• WORK TO DO: Print nothing but the lines from the start of the listing below through the line that contains "d2_label_xy = [(697, 359), (1015, 411), (953, 646)]". Do not include the pictures.

• DATA SEGMENT:
----

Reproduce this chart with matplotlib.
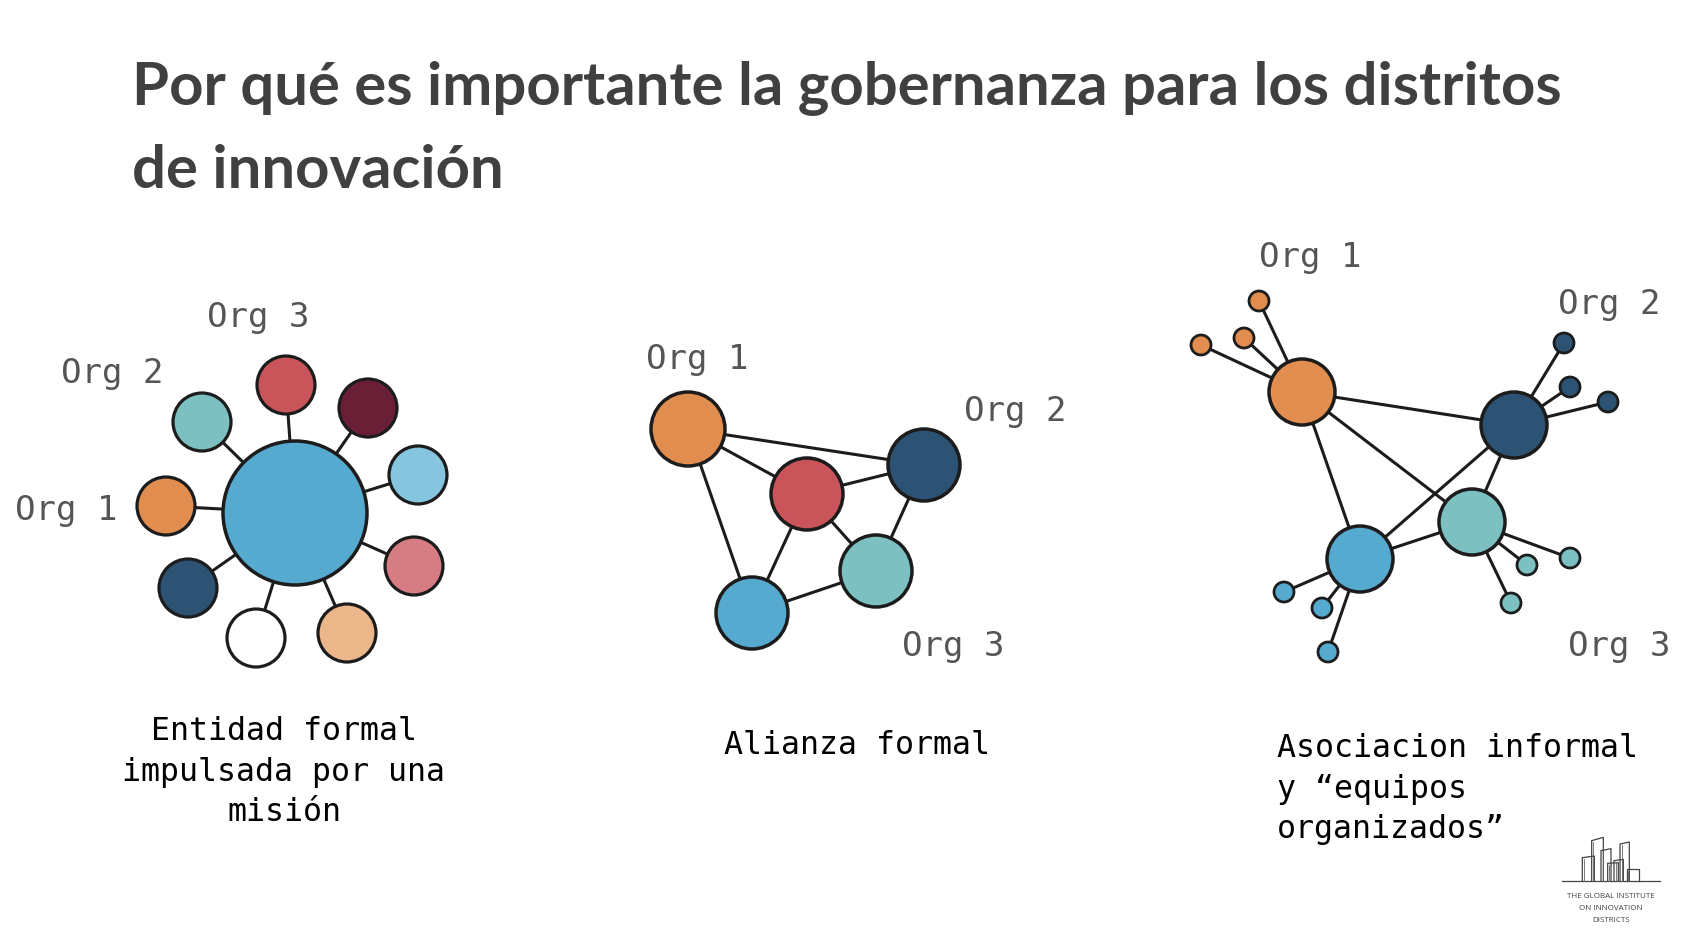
import matplotlib.pyplot as plt
from matplotlib.patches import Circle

# Page layout in pixels (figure is 1694 x 946)
W, H = 1694, 946

TITLE_LINES = ["Por qué es importante la gobernanza para los distritos",
               "de innovación"]

EDGE = "#1c1c1c"
LABEL_GREY = "#555555"

# --- Diagram 1: formal entity (hub and spokes)
hub_x, hub_y, hub_r = 295, 513, 72
hub_color = "#56a9cf"
sat_x = [166, 202, 286, 368, 418, 414, 347, 256, 188]
sat_y = [506, 422, 385, 408, 475, 566, 633, 638, 588]
sat_r = 29
sat_colors = ["#e08d4f", "#7cc0c1", "#c9555b", "#6a1f36", "#86c5df",
              "#d67d83", "#ecb68b", "#ffffff", "#2c5373"]
d1_labels = ["Org 1", "Org 2", "Org 3"]
d1_label_xy = [(66, 510), (112, 373), (258, 317)]

# --- Diagram 2: formal alliance
d2_x = [688, 807, 924, 876, 752]
d2_y = [429, 494, 465, 571, 613]
d2_r = [37, 36, 36, 36, 36]
d2_colors = ["#e08d4f", "#c9555b", "#2c5373", "#7cc0c1", "#56a9cf"]
d2_edges = [(0, 2), (0, 1), (0, 4), (1, 2), (1, 3), (1, 4), (2, 3), (3, 4)]
d2_labels = ["Org 1", "Org 2", "Org 3"]
d2_label_xy = [(697, 359), (1015, 411), (953, 646)]

# --- Diagram 3: informal association
d3_x = [1302, 1514, 1472, 1360]
d3_y = [392, 425, 522, 559]
d3_r = 33
d3_colors = ["#e08d4f", "#2c5373", "#7cc0c1", "#56a9cf"]
d3_edges = [(0, 1), (0, 2), (0, 3), (1, 3), (1, 2), (2, 3)]
# small satellites: parent index, x, y
d3_small_parent = [0, 0, 0, 1, 1, 1, 2, 2, 2, 3, 3, 3]
d3_small_x = [1259, 1244, 1201, 1564, 1570, 1608, 1527, 1570, 1511, 1284, 1322, 1328]
d3_small_y = [301, 338, 345, 343, 387, 402, 565, 558, 603, 592, 608, 652]
d3_small_r = 10
d3_labels = ["Org 1", "Org 2", "Org 3"]
d3_label_xy = [(1310, 257), (1609, 304), (1619, 646)]

captions = ["Entidad formal\nimpulsada por una\nmisión",
            "Alianza formal",
            "Asociacion informal\ny “equipos\norganizados”"]

# logo buildings (outline tops), in logo-local units
bld_left = [127, 155, 183, 203, 222, 240, 260]
bld_right = [163, 190, 213, 235, 250, 268, 298]
bld_top_l = [113, 62, 92, 130, 122, 72, 148]
bld_top_r = [108, 52, 86, 128, 118, 66, 148]
logo_text = ["THE GLOBAL INSTITUTE", "ON INNOVATION", "DISTRICTS"]


def node(ax, x, y, r, color, lw=2.3):
    ax.add_patch(Circle((x, y), r, facecolor=color, edgecolor=EDGE,
                        linewidth=lw, zorder=3))


def edge(ax, x0, y0, x1, y1):
    ax.plot([x0, x1], [y0, y1], color=EDGE, linewidth=2.2, zorder=2,
            solid_capstyle="butt")


def org_labels(ax, labels, xy):
    for lab, (x, y) in zip(labels, xy):
        ax.text(x, y, lab, family="DejaVu Sans Mono", fontsize=24.5,
                color=LABEL_GREY, ha="center", va="center")


fig = plt.figure(figsize=(W / 100, H / 100), dpi=100)
ax = fig.add_axes([0, 0, 1, 1])
ax.set_xlim(0, W)
ax.set_ylim(H, 0)
ax.axis("off")

# Title, fitted to the width of the original
t1 = ax.text(132, 105, TITLE_LINES[0], fontsize=40, fontweight="bold",
             family="Lato", color="#404040", ha="left", va="baseline")
fig.canvas.draw()
bb = t1.get_window_extent()
fs = 40 * 1430 / bb.width
t1.set_fontsize(fs)
ax.text(132, 188, TITLE_LINES[1], fontsize=fs, fontweight="bold",
        family="Lato", color="#404040", ha="left", va="baseline")

# Diagram 1
for x, y in zip(sat_x, sat_y):
    edge(ax, hub_x, hub_y, x, y)
node(ax, hub_x, hub_y, hub_r, hub_color, lw=2.5)
for x, y, c in zip(sat_x, sat_y, sat_colors):
    node(ax, x, y, sat_r, c)
org_labels(ax, d1_labels, d1_label_xy)

# Diagram 2
for a, b in d2_edges:
    edge(ax, d2_x[a], d2_y[a], d2_x[b], d2_y[b])
for x, y, r, c in zip(d2_x, d2_y, d2_r, d2_colors):
    node(ax, x, y, r, c, lw=2.5)
org_labels(ax, d2_labels, d2_label_xy)

# Diagram 3
for a, b in d3_edges:
    edge(ax, d3_x[a], d3_y[a], d3_x[b], d3_y[b])
for p, x, y in zip(d3_small_parent, d3_small_x, d3_small_y):
    edge(ax, d3_x[p], d3_y[p], x, y)
    node(ax, x, y, d3_small_r, d3_colors[p], lw=2.0)
for x, y, c in zip(d3_x, d3_y, d3_colors):
    node(ax, x, y, d3_r, c, lw=2.5)
org_labels(ax, d3_labels, d3_label_xy)

# Captions
cap_kw = dict(family="DejaVu Sans Mono", fontsize=22.8, color="black",
              linespacing=1.38)
ax.text(284, 772, captions[0], ha="center", va="center", multialignment="center", **cap_kw)
ax.text(857, 745, captions[1], ha="center", va="center", **cap_kw)
ax.text(1277, 789, captions[2], ha="left", va="center", multialignment="left", **cap_kw)

# Logo
lx = lambda v: 1540 + v / 3
ly = lambda v: 820 + v / 3
ax.plot([lx(65), lx(360)], [ly(183), ly(183)], color="#444444", lw=0.9)
for l, r, tl, tr in zip(bld_left, bld_right, bld_top_l, bld_top_r):
    ax.plot([lx(l), lx(l), lx(r), lx(r)], [ly(183), ly(tl), ly(tr), ly(183)],
            color="#444444", lw=0.9)
    ax.plot([lx(l + 5), lx(l + 5)], [ly(183), ly(tl + 4)], color="#666666", lw=0.6)
for i, s in enumerate(logo_text):
    ax.text(lx(212), ly(228 + i * 37), s, fontsize=5.8, family="Open Sans",
            color="#444444", ha="center", va="center")

fig.savefig("out.png", dpi=100, facecolor="white")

----

• SOLUTION:
Reproduce this chart with matplotlib.
import matplotlib.pyplot as plt
from matplotlib.patches import Circle

# Page layout in pixels (figure is 1694 x 946)
W, H = 1694, 946

TITLE_LINES = ["Por qué es importante la gobernanza para los distritos",
               "de innovación"]

EDGE = "#1c1c1c"
LABEL_GREY = "#555555"

# --- Diagram 1: formal entity (hub and spokes)
hub_x, hub_y, hub_r = 295, 513, 72
hub_color = "#56a9cf"
sat_x = [166, 202, 286, 368, 418, 414, 347, 256, 188]
sat_y = [506, 422, 385, 408, 475, 566, 633, 638, 588]
sat_r = 29
sat_colors = ["#e08d4f", "#7cc0c1", "#c9555b", "#6a1f36", "#86c5df",
              "#d67d83", "#ecb68b", "#ffffff", "#2c5373"]
d1_labels = ["Org 1", "Org 2", "Org 3"]
d1_label_xy = [(66, 510), (112, 373), (258, 317)]

# --- Diagram 2: formal alliance
d2_x = [688, 807, 924, 876, 752]
d2_y = [429, 494, 465, 571, 613]
d2_r = [37, 36, 36, 36, 36]
d2_colors = ["#e08d4f", "#c9555b", "#2c5373", "#7cc0c1", "#56a9cf"]
d2_edges = [(0, 2), (0, 1), (0, 4), (1, 2), (1, 3), (1, 4), (2, 3), (3, 4)]
d2_labels = ["Org 1", "Org 2", "Org 3"]
d2_label_xy = [(697, 359), (1015, 411), (953, 646)]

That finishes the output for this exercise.